[Code that draws figures]

——————————

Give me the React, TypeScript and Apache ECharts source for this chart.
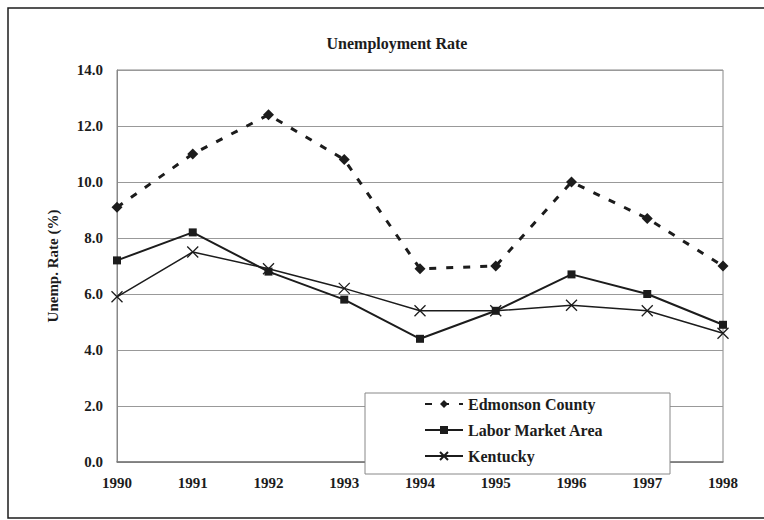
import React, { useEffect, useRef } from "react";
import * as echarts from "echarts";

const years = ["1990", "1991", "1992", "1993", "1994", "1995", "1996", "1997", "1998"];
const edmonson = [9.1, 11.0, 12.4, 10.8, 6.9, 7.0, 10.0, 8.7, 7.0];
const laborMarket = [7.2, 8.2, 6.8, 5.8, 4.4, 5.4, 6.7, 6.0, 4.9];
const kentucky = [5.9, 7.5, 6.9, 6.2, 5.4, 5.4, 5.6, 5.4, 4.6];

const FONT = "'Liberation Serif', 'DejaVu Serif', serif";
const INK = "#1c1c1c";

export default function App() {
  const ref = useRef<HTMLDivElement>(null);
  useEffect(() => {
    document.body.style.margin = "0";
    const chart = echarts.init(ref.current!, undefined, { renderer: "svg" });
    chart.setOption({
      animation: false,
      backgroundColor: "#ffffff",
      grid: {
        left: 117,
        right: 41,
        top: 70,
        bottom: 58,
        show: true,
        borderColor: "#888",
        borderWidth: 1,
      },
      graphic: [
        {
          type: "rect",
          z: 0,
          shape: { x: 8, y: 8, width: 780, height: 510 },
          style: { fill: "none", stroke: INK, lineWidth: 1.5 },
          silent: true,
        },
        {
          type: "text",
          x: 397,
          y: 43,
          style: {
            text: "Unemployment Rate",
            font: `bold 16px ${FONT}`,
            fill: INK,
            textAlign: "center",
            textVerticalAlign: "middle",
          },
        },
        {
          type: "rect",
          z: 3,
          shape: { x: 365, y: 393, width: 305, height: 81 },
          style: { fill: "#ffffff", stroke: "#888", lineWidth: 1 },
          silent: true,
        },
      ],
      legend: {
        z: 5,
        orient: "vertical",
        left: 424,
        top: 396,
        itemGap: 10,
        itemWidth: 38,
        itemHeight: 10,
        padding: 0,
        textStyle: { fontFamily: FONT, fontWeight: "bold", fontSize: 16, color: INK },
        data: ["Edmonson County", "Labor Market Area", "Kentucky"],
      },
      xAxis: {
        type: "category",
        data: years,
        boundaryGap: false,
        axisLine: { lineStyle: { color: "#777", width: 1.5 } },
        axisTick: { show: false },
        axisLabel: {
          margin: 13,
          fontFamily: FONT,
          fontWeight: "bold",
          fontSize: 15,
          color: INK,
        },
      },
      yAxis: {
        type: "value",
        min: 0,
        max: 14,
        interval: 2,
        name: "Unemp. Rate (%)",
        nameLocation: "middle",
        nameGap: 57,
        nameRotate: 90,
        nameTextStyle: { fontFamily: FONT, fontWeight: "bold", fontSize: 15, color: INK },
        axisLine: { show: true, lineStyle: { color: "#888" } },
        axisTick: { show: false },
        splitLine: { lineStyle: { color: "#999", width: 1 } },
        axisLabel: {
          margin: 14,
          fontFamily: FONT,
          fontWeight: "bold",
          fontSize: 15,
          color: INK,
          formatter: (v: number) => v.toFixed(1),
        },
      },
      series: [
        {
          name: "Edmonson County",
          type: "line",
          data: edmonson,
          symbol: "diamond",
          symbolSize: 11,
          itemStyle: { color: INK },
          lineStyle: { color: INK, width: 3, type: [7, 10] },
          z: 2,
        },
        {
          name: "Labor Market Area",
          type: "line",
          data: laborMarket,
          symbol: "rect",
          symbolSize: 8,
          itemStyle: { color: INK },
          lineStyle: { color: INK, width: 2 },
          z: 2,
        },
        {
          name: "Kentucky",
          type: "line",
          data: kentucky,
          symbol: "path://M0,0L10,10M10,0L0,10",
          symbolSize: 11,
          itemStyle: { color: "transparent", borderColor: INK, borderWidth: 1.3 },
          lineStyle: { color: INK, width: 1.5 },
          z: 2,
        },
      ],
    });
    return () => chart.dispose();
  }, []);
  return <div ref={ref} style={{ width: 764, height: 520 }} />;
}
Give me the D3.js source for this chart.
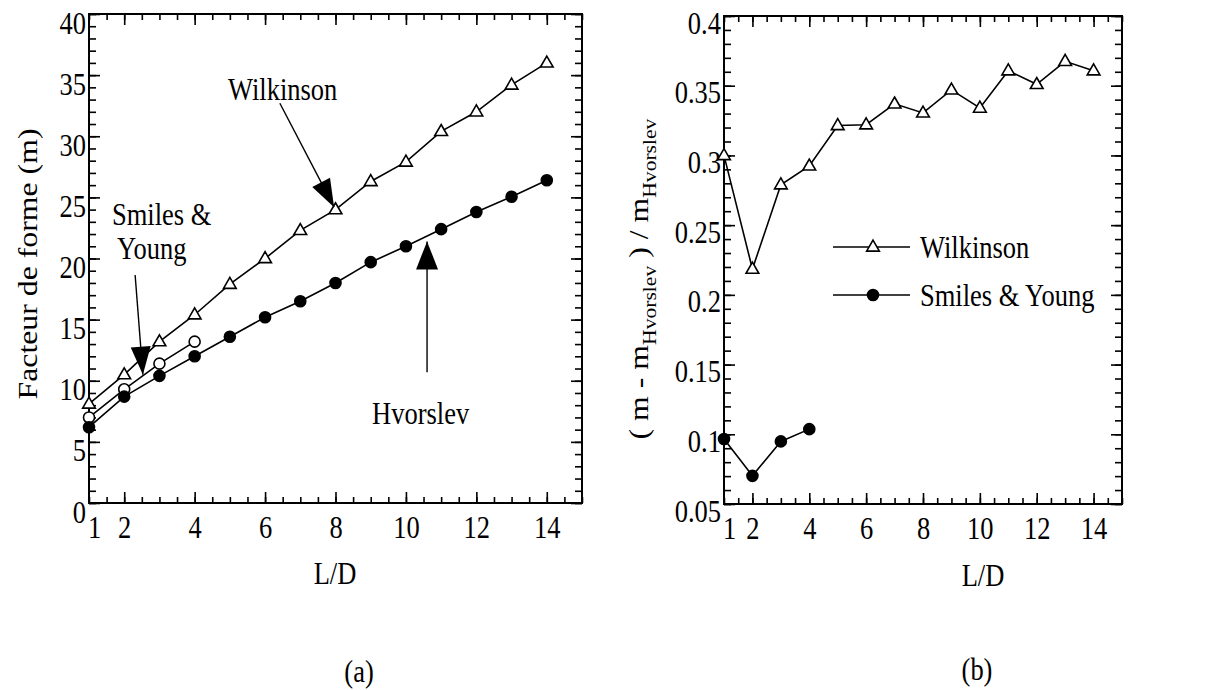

——————————

Exactly reproduce the entries above, minus the pictures.

**RESULT FOR THIS TASK**
Give me the React, TypeScript and Apache ECharts source for this chart.
import React, { useEffect, useRef } from "react";
import * as echarts from "echarts";

const years = ["1990", "1991", "1992", "1993", "1994", "1995", "1996", "1997", "1998"];
const edmonson = [9.1, 11.0, 12.4, 10.8, 6.9, 7.0, 10.0, 8.7, 7.0];
const laborMarket = [7.2, 8.2, 6.8, 5.8, 4.4, 5.4, 6.7, 6.0, 4.9];
const kentucky = [5.9, 7.5, 6.9, 6.2, 5.4, 5.4, 5.6, 5.4, 4.6];

const FONT = "'Liberation Serif', 'DejaVu Serif', serif";
const INK = "#1c1c1c";

export default function App() {
  const ref = useRef<HTMLDivElement>(null);
  useEffect(() => {
    document.body.style.margin = "0";
    const chart = echarts.init(ref.current!, undefined, { renderer: "svg" });
    chart.setOption({
      animation: false,
      backgroundColor: "#ffffff",
      grid: {
        left: 117,
        right: 41,
        top: 70,
        bottom: 58,
        show: true,
        borderColor: "#888",
        borderWidth: 1,
      },
      graphic: [
        {
          type: "rect",
          z: 0,
          shape: { x: 8, y: 8, width: 780, height: 510 },
          style: { fill: "none", stroke: INK, lineWidth: 1.5 },
          silent: true,
        },
        {
          type: "text",
          x: 397,
          y: 43,
          style: {
            text: "Unemployment Rate",
            font: `bold 16px ${FONT}`,
            fill: INK,
            textAlign: "center",
            textVerticalAlign: "middle",
          },
        },
        {
          type: "rect",
          z: 3,
          shape: { x: 365, y: 393, width: 305, height: 81 },
          style: { fill: "#ffffff", stroke: "#888", lineWidth: 1 },
          silent: true,
        },
      ],
      legend: {
        z: 5,
        orient: "vertical",
        left: 424,
        top: 396,
        itemGap: 10,
        itemWidth: 38,
        itemHeight: 10,
        padding: 0,
        textStyle: { fontFamily: FONT, fontWeight: "bold", fontSize: 16, color: INK },
        data: ["Edmonson County", "Labor Market Area", "Kentucky"],
      },
      xAxis: {
        type: "category",
        data: years,
        boundaryGap: false,
        axisLine: { lineStyle: { color: "#777", width: 1.5 } },
        axisTick: { show: false },
        axisLabel: {
          margin: 13,
          fontFamily: FONT,
          fontWeight: "bold",
          fontSize: 15,
          color: INK,
        },
      },
      yAxis: {
        type: "value",
        min: 0,
        max: 14,
        interval: 2,
        name: "Unemp. Rate (%)",
        nameLocation: "middle",
        nameGap: 57,
        nameRotate: 90,
        nameTextStyle: { fontFamily: FONT, fontWeight: "bold", fontSize: 15, color: INK },
        axisLine: { show: true, lineStyle: { color: "#888" } },
        axisTick: { show: false },
        splitLine: { lineStyle: { color: "#999", width: 1 } },
        axisLabel: {
          margin: 14,
          fontFamily: FONT,
          fontWeight: "bold",
          fontSize: 15,
          color: INK,
          formatter: (v: number) => v.toFixed(1),
        },
      },
      series: [
        {
          name: "Edmonson County",
          type: "line",
          data: edmonson,
          symbol: "diamond",
          symbolSize: 11,
          itemStyle: { color: INK },
          lineStyle: { color: INK, width: 3, type: [7, 10] },
          z: 2,
        },
        {
          name: "Labor Market Area",
          type: "line",
          data: laborMarket,
          symbol: "rect",
          symbolSize: 8,
          itemStyle: { color: INK },
          lineStyle: { color: INK, width: 2 },
          z: 2,
        },
        {
          name: "Kentucky",
          type: "line",
          data: kentucky,
          symbol: "path://M0,0L10,10M10,0L0,10",
          symbolSize: 11,
          itemStyle: { color: "transparent", borderColor: INK, borderWidth: 1.3 },
          lineStyle: { color: INK, width: 1.5 },
          z: 2,
        },
      ],
    });
    return () => chart.dispose();
  }, []);
  return <div ref={ref} style={{ width: 764, height: 520 }} />;
}
Give me the D3.js source for this chart.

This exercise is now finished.